Repeat exactly the lines from the start through the line with "from matplotlib.patches import Rectangle", both ends included.

--- Start of GIVEN ENTRIES ---

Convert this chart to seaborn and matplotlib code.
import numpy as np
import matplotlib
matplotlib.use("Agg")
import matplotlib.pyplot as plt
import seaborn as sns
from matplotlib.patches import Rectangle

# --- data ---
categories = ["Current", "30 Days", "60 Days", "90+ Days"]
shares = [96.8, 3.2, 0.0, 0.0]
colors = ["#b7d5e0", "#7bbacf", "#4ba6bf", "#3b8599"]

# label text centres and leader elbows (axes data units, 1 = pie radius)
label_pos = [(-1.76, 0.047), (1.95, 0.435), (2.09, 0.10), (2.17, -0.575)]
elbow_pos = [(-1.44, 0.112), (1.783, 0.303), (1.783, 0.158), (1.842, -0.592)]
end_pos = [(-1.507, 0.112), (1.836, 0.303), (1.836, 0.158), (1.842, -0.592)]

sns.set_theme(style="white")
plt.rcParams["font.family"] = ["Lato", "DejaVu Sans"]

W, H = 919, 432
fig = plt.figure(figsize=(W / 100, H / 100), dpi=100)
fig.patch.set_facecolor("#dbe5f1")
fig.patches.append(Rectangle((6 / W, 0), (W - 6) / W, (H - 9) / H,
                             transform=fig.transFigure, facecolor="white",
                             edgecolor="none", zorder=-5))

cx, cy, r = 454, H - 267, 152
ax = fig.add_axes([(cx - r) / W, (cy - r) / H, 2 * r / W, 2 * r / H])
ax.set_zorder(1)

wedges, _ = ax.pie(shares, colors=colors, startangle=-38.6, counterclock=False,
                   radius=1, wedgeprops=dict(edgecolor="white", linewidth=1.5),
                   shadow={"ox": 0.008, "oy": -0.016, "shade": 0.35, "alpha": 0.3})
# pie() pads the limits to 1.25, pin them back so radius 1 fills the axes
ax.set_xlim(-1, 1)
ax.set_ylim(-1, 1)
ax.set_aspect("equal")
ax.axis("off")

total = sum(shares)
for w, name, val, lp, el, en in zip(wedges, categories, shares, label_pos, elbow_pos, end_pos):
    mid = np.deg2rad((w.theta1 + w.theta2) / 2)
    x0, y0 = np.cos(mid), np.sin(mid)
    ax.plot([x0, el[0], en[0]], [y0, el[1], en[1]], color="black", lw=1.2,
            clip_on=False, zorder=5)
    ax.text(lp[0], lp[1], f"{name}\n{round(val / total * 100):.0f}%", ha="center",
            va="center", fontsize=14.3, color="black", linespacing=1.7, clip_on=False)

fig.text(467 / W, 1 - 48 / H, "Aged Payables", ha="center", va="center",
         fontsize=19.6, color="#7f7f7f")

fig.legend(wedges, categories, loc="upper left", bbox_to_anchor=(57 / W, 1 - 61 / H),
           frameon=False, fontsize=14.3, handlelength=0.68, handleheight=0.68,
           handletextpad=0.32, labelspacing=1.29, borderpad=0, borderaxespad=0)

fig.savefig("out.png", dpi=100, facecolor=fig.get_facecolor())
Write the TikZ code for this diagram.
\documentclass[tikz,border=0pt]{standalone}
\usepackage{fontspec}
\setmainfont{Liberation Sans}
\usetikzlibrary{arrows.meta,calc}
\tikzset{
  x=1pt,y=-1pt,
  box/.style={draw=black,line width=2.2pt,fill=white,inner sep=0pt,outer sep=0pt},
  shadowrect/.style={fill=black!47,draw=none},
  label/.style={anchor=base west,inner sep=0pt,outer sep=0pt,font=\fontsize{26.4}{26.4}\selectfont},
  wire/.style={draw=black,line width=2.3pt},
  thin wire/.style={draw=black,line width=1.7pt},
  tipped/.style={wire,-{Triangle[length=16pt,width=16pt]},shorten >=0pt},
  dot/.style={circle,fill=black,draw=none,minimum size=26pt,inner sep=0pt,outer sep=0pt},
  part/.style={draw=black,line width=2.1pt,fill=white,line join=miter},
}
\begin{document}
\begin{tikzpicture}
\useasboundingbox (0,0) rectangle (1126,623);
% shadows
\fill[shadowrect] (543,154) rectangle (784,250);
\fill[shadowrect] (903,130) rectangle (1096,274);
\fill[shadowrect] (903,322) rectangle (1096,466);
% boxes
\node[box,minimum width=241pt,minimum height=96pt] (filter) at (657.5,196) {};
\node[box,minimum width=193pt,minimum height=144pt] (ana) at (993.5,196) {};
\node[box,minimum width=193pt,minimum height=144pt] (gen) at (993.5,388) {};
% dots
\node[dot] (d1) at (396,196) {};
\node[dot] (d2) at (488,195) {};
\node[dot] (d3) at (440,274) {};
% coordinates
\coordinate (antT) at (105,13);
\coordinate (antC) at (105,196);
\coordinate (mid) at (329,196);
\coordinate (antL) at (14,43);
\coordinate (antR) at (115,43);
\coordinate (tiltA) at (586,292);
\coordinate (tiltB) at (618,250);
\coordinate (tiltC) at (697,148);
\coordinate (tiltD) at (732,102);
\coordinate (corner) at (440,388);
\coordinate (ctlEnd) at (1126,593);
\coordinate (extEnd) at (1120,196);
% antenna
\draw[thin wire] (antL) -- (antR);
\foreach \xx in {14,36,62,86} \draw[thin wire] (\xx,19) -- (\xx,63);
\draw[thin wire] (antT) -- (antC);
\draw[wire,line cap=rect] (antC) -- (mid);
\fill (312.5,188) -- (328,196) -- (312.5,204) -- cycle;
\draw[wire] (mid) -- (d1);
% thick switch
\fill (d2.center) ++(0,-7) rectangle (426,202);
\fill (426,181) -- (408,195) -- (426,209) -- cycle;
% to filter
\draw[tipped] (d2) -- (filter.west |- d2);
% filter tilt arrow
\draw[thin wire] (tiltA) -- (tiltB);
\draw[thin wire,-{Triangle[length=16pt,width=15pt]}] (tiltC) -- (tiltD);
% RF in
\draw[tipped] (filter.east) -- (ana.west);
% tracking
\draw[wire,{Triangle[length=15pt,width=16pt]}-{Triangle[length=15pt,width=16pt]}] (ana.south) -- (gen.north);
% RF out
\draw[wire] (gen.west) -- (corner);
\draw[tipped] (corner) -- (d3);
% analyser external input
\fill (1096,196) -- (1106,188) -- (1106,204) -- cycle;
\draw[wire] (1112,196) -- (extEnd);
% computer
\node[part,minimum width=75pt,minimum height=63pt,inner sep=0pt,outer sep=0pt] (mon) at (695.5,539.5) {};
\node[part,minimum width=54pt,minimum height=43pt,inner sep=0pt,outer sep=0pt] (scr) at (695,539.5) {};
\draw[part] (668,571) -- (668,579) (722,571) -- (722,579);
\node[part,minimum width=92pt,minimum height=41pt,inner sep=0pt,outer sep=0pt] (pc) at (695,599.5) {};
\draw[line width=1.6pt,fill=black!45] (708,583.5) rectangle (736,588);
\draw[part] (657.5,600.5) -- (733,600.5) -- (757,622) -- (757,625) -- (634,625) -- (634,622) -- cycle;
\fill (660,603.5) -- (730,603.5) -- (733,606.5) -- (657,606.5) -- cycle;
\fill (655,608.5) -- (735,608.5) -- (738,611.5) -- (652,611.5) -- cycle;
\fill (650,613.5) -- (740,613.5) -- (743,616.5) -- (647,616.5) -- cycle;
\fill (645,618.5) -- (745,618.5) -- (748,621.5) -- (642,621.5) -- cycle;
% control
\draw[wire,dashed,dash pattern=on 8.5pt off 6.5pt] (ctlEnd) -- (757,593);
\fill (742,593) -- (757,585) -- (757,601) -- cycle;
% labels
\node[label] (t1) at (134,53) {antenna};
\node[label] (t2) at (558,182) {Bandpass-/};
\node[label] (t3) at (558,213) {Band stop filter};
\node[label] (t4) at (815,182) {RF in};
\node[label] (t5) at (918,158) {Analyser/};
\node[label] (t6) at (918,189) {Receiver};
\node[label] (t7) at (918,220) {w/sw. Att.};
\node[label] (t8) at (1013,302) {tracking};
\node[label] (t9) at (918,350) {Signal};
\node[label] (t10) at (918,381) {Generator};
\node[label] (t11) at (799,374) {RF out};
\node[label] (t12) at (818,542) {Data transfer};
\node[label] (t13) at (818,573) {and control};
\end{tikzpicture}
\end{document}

--- End of GIVEN ENTRIES ---

▶ [EXERCISE SOLUTION]:
Convert this chart to seaborn and matplotlib code.
import numpy as np
import matplotlib
matplotlib.use("Agg")
import matplotlib.pyplot as plt
import seaborn as sns
from matplotlib.patches import Rectangle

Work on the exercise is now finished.